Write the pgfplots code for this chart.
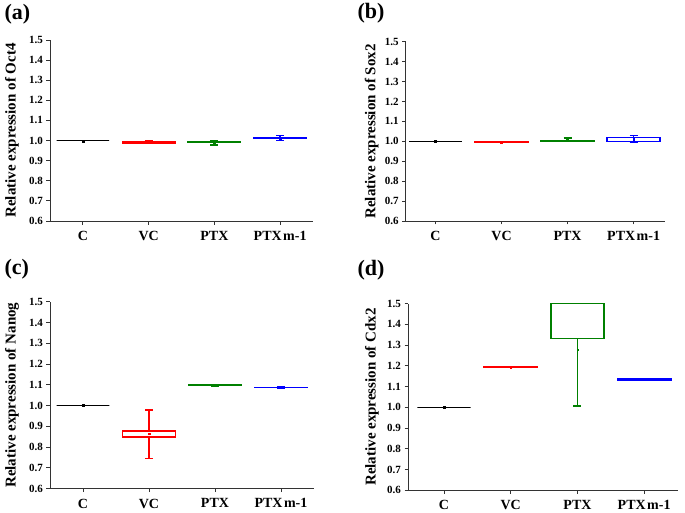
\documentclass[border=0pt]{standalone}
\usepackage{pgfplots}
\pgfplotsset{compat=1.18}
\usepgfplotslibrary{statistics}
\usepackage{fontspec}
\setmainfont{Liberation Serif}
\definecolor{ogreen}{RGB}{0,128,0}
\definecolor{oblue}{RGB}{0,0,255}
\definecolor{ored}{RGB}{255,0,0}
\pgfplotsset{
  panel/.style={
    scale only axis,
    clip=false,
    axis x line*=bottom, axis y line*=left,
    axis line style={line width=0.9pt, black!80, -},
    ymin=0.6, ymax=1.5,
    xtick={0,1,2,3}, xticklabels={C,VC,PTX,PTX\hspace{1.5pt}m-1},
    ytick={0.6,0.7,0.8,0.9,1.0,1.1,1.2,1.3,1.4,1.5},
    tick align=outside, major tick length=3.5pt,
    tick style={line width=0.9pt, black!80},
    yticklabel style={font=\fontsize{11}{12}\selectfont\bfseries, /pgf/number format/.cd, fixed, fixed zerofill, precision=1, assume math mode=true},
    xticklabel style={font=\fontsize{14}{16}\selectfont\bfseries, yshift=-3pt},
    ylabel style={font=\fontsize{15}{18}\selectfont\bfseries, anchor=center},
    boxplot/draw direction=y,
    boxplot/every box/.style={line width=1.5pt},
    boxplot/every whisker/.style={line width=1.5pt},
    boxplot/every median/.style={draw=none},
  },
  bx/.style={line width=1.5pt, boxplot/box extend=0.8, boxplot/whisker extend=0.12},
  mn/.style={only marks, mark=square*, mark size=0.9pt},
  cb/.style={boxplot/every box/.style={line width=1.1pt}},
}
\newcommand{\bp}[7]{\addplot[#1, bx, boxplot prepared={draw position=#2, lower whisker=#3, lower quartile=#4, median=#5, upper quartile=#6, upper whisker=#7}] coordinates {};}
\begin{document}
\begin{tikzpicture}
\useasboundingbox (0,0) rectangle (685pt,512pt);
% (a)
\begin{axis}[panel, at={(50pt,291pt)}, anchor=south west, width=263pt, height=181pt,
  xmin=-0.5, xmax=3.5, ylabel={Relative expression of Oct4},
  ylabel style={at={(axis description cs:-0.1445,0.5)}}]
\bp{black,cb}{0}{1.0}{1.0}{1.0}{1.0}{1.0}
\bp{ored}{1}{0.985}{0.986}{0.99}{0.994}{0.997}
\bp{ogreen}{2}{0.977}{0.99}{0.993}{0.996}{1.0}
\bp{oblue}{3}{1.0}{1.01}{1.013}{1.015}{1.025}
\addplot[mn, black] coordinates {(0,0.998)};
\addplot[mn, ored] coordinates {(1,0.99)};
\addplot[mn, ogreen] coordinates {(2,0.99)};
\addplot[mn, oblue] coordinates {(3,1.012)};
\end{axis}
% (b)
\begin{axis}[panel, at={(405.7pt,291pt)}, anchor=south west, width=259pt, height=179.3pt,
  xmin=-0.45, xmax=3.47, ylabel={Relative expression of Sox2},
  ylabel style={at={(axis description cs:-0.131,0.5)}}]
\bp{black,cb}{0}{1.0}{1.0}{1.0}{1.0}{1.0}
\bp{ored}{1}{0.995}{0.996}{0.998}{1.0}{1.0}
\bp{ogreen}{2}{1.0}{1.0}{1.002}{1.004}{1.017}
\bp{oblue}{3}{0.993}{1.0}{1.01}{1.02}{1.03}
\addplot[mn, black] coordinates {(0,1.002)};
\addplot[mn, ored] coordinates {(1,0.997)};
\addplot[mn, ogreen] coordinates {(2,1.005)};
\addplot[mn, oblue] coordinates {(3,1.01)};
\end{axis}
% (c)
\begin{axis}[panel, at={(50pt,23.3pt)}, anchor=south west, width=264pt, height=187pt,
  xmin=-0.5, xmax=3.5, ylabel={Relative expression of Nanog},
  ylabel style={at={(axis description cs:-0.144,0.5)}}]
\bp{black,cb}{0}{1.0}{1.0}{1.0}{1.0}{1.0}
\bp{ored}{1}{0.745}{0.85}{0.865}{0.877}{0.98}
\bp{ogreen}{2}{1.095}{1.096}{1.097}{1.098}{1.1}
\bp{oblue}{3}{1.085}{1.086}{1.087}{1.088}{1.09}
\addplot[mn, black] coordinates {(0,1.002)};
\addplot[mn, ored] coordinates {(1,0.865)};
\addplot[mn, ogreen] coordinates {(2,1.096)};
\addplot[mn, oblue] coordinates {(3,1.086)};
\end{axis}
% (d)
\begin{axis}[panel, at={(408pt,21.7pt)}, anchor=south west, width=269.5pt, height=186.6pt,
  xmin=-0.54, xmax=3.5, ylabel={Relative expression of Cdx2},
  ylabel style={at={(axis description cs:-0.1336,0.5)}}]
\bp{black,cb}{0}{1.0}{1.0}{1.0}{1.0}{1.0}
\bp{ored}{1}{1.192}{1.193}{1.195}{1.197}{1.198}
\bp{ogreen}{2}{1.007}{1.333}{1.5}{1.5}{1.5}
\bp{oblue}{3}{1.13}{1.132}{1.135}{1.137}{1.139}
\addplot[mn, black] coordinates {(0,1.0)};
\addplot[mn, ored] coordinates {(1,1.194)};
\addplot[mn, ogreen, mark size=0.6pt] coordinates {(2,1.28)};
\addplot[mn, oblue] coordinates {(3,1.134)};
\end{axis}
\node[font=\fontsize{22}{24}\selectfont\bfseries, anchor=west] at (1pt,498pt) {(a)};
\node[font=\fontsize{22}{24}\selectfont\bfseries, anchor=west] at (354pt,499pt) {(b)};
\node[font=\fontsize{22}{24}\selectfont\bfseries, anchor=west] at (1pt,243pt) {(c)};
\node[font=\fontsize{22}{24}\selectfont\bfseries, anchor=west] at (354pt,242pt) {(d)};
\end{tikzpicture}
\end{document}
****************************************
Exercise prompt → Print the complete listing exactly as it stands, without its pictures.

Correct output →
Write the pgfplots code for this chart.
\documentclass[border=0pt]{standalone}
\usepackage{pgfplots}
\pgfplotsset{compat=1.18}
\usepgfplotslibrary{statistics}
\usepackage{fontspec}
\setmainfont{Liberation Serif}
\definecolor{ogreen}{RGB}{0,128,0}
\definecolor{oblue}{RGB}{0,0,255}
\definecolor{ored}{RGB}{255,0,0}
\pgfplotsset{
  panel/.style={
    scale only axis,
    clip=false,
    axis x line*=bottom, axis y line*=left,
    axis line style={line width=0.9pt, black!80, -},
    ymin=0.6, ymax=1.5,
    xtick={0,1,2,3}, xticklabels={C,VC,PTX,PTX\hspace{1.5pt}m-1},
    ytick={0.6,0.7,0.8,0.9,1.0,1.1,1.2,1.3,1.4,1.5},
    tick align=outside, major tick length=3.5pt,
    tick style={line width=0.9pt, black!80},
    yticklabel style={font=\fontsize{11}{12}\selectfont\bfseries, /pgf/number format/.cd, fixed, fixed zerofill, precision=1, assume math mode=true},
    xticklabel style={font=\fontsize{14}{16}\selectfont\bfseries, yshift=-3pt},
    ylabel style={font=\fontsize{15}{18}\selectfont\bfseries, anchor=center},
    boxplot/draw direction=y,
    boxplot/every box/.style={line width=1.5pt},
    boxplot/every whisker/.style={line width=1.5pt},
    boxplot/every median/.style={draw=none},
  },
  bx/.style={line width=1.5pt, boxplot/box extend=0.8, boxplot/whisker extend=0.12},
  mn/.style={only marks, mark=square*, mark size=0.9pt},
  cb/.style={boxplot/every box/.style={line width=1.1pt}},
}
\newcommand{\bp}[7]{\addplot[#1, bx, boxplot prepared={draw position=#2, lower whisker=#3, lower quartile=#4, median=#5, upper quartile=#6, upper whisker=#7}] coordinates {};}
\begin{document}
\begin{tikzpicture}
\useasboundingbox (0,0) rectangle (685pt,512pt);
% (a)
\begin{axis}[panel, at={(50pt,291pt)}, anchor=south west, width=263pt, height=181pt,
  xmin=-0.5, xmax=3.5, ylabel={Relative expression of Oct4},
  ylabel style={at={(axis description cs:-0.1445,0.5)}}]
\bp{black,cb}{0}{1.0}{1.0}{1.0}{1.0}{1.0}
\bp{ored}{1}{0.985}{0.986}{0.99}{0.994}{0.997}
\bp{ogreen}{2}{0.977}{0.99}{0.993}{0.996}{1.0}
\bp{oblue}{3}{1.0}{1.01}{1.013}{1.015}{1.025}
\addplot[mn, black] coordinates {(0,0.998)};
\addplot[mn, ored] coordinates {(1,0.99)};
\addplot[mn, ogreen] coordinates {(2,0.99)};
\addplot[mn, oblue] coordinates {(3,1.012)};
\end{axis}
% (b)
\begin{axis}[panel, at={(405.7pt,291pt)}, anchor=south west, width=259pt, height=179.3pt,
  xmin=-0.45, xmax=3.47, ylabel={Relative expression of Sox2},
  ylabel style={at={(axis description cs:-0.131,0.5)}}]
\bp{black,cb}{0}{1.0}{1.0}{1.0}{1.0}{1.0}
\bp{ored}{1}{0.995}{0.996}{0.998}{1.0}{1.0}
\bp{ogreen}{2}{1.0}{1.0}{1.002}{1.004}{1.017}
\bp{oblue}{3}{0.993}{1.0}{1.01}{1.02}{1.03}
\addplot[mn, black] coordinates {(0,1.002)};
\addplot[mn, ored] coordinates {(1,0.997)};
\addplot[mn, ogreen] coordinates {(2,1.005)};
\addplot[mn, oblue] coordinates {(3,1.01)};
\end{axis}
% (c)
\begin{axis}[panel, at={(50pt,23.3pt)}, anchor=south west, width=264pt, height=187pt,
  xmin=-0.5, xmax=3.5, ylabel={Relative expression of Nanog},
  ylabel style={at={(axis description cs:-0.144,0.5)}}]
\bp{black,cb}{0}{1.0}{1.0}{1.0}{1.0}{1.0}
\bp{ored}{1}{0.745}{0.85}{0.865}{0.877}{0.98}
\bp{ogreen}{2}{1.095}{1.096}{1.097}{1.098}{1.1}
\bp{oblue}{3}{1.085}{1.086}{1.087}{1.088}{1.09}
\addplot[mn, black] coordinates {(0,1.002)};
\addplot[mn, ored] coordinates {(1,0.865)};
\addplot[mn, ogreen] coordinates {(2,1.096)};
\addplot[mn, oblue] coordinates {(3,1.086)};
\end{axis}
% (d)
\begin{axis}[panel, at={(408pt,21.7pt)}, anchor=south west, width=269.5pt, height=186.6pt,
  xmin=-0.54, xmax=3.5, ylabel={Relative expression of Cdx2},
  ylabel style={at={(axis description cs:-0.1336,0.5)}}]
\bp{black,cb}{0}{1.0}{1.0}{1.0}{1.0}{1.0}
\bp{ored}{1}{1.192}{1.193}{1.195}{1.197}{1.198}
\bp{ogreen}{2}{1.007}{1.333}{1.5}{1.5}{1.5}
\bp{oblue}{3}{1.13}{1.132}{1.135}{1.137}{1.139}
\addplot[mn, black] coordinates {(0,1.0)};
\addplot[mn, ored] coordinates {(1,1.194)};
\addplot[mn, ogreen, mark size=0.6pt] coordinates {(2,1.28)};
\addplot[mn, oblue] coordinates {(3,1.134)};
\end{axis}
\node[font=\fontsize{22}{24}\selectfont\bfseries, anchor=west] at (1pt,498pt) {(a)};
\node[font=\fontsize{22}{24}\selectfont\bfseries, anchor=west] at (354pt,499pt) {(b)};
\node[font=\fontsize{22}{24}\selectfont\bfseries, anchor=west] at (1pt,243pt) {(c)};
\node[font=\fontsize{22}{24}\selectfont\bfseries, anchor=west] at (354pt,242pt) {(d)};
\end{tikzpicture}
\end{document}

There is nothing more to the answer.